Normal approximation: We need to check that `n hat(p) ge 10` and `n hat(q) ge 10`. If one or more of these inequalities does not hold, we need to use more sophisticated methods to construct a confidence interval. 

Exercises

1. Compute the value of `z text(*)` for a confidence level of:

a) 90%

b) 98%

2. Compute the sample size for a 95% confidence interval assuming you want the margin of error to be no more than 3% and you have no prior information about the topic being investigated.

3. Fairleigh Dickinson University’s PublicMind project conducted a telephone telephone survey of New Jersey residents between April 30 and May 6, 2012, finding that among 797 registered voters, 56% approved of the way NJ Gov.

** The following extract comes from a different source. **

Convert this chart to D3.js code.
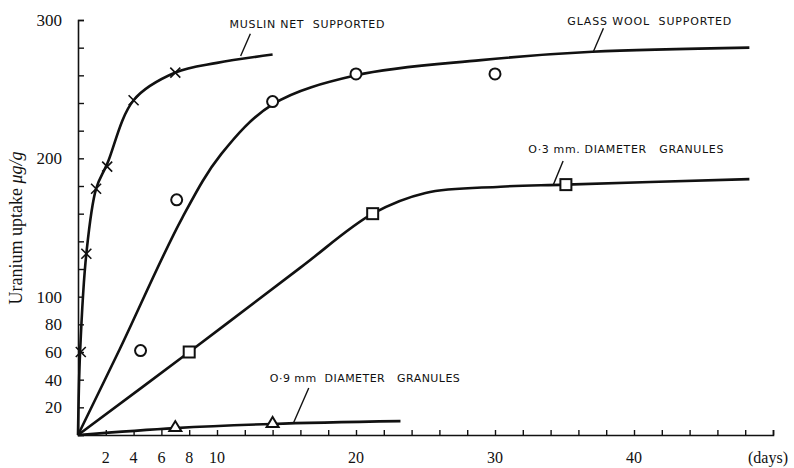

Chris Christie was handling his job.

a) Construct a 95% confidence interval for the proportion of all NJ residents who approved of Christie during May 2012.

b) How large of a sample size would you need in order to construct a 95% confidence interval with a margin of error no bigger than 2.5%, if you were to conduct a new survey?

c) For the original survey, if you constructed a 90% confidence interval would it be wider or narrower than the 95% interval you constructed in part a?

In the remaining exercises, construct a confidence interval as indicated, or explain why you should not construct the interval.

4. The Web site for MSNBC's The Ed Show asked visitors to respond to the question, "Was President Obama’s re-election a victory for the middle class?" Of 4,686, people who participated, 97.31% responded "yes," while the rest responded "no." Construct a 95% confidence interval for the proportion of all who Americans think Obama’s re-election was a victory for the middle class?

5. On November 11, 2012, The Herald reported that 73% of 1,305 students who graduated high school from the Edmonds School District during 2010 had gone on to attend college. Construct a 95% confidence interval for the proportion of all 2010 high school graduates from the Edmonds School district who went on to attend college.